Here is what Davis says about Lord: “I have nothing against Jim Lord. I met
him a year ago in Boulder and found him to be a rather nice chap. I am also
a commentator and on that account we are on equal footing — but with clearly
different opinions and modes of operation.”

And here is what Davis says about Koskinen: “I have had far more interaction
and disagreement with John than with Jim. We have not always agreed
on things — I would have liked to see the government take a much more
proactive approach on preparedness. However, I have grown to trust John and
know him to be a credible and trustworthy source of information.”

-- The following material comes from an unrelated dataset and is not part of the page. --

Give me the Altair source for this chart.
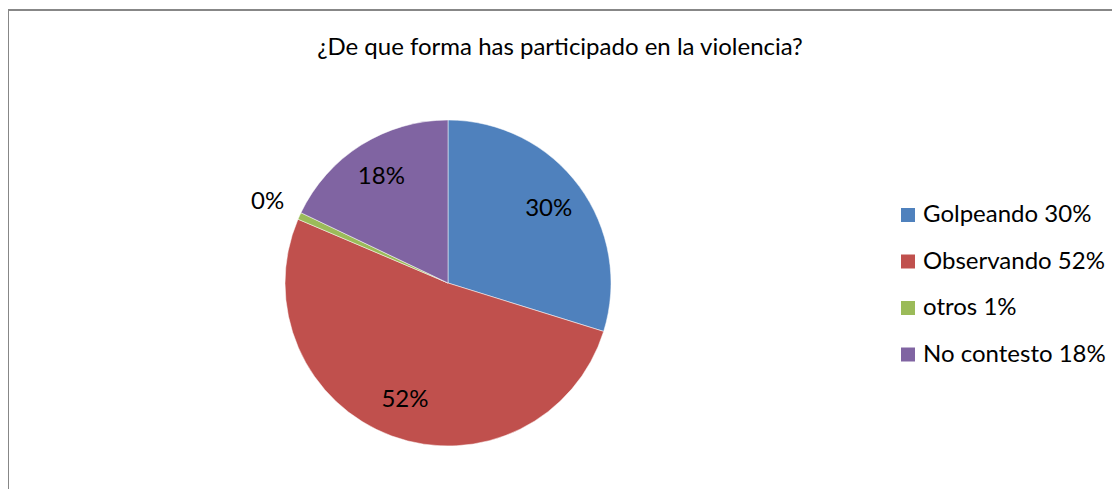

Fair enough. Davis trusts John, and has nothing against Jim. Davis clearly
seems to be a rather nice chap who likes people, and is on no vendetta
against anyone. He also states openly that he wrote this commentary after
having “quickly contacted John Koskinen at the President’s Council.” With
that in mind, let’s cut to the really juicy part.

Davis is writing about the “secret” aspect of this report: “Seems Jim had
been given a copy of an official Navy report dated June 1999 and titled,
‘Master Utility List.’ While he claims to have gotten the report he says he
does not have the detailed information and he is launching a Freedom of
Information Act campaign to get it.”

Then Davis continues: “However, two weeks earlier on August 5th, someone
else got a hold of the report and instead of creating a public furor, they
went to John Koskinen with it. Seems that Mr. Koskinen was not aware of the
report before this contact but quickly checked into it and informed him that
the DoD (Department of Defense) was taking down the site and reviewing it
and others to be sure they were appropriate for public access.”

Stop the presses! This story obviously comes straight from John Koskinen,
the president’s Y2K czar, so think about what is being said here and what is
being implied here:

First, this report was so “public” that the president’s Y2K czar wasn
‘t aware of it. (I personally have no doubt that Koskinen was
terrified when told about this report — not because of the truly
alarming content, but because this was theoretically available to the

Second, a good citizen, it is implied, doesn’t go about “creating a
public furor,” but instead goes directly “to John Koskinen with it.”

Third, Koskinen “quickly checked into it” and told his informant
“that the DoD was taking down the site and reviewing it and others to
be sure they were appropriate for public access” (emphasis mine).

Folks, that is as open an admission of a cover-up as you’ll ever get from a
government official without physical torture!

Makes you wonder what was on those “other” sites, doesn’t it!

And, oh yes, fourth, that good citizen obviously kept the secret,
because we never heard a word about this until Jim Lord spilled the beans.

Remember, once again, that all of this is revealed to us by someone who has
access to John Koskinen and who has “grown to trust John.” Doesn’t sound to
me like Steve Davis is an agent of the vast right-wing conspiracy.

As for me, I cannot deliver a verdict on Jim Lord’s Navy report until I
actually see it. But I do know now who’s on the side of the American people,
and who isn’t. Jim Lord, thank you for bringing all of this out into the
open. It’s obvious that without your brave action this would still be
a secret buried in the government’s vaults, along with those other reports.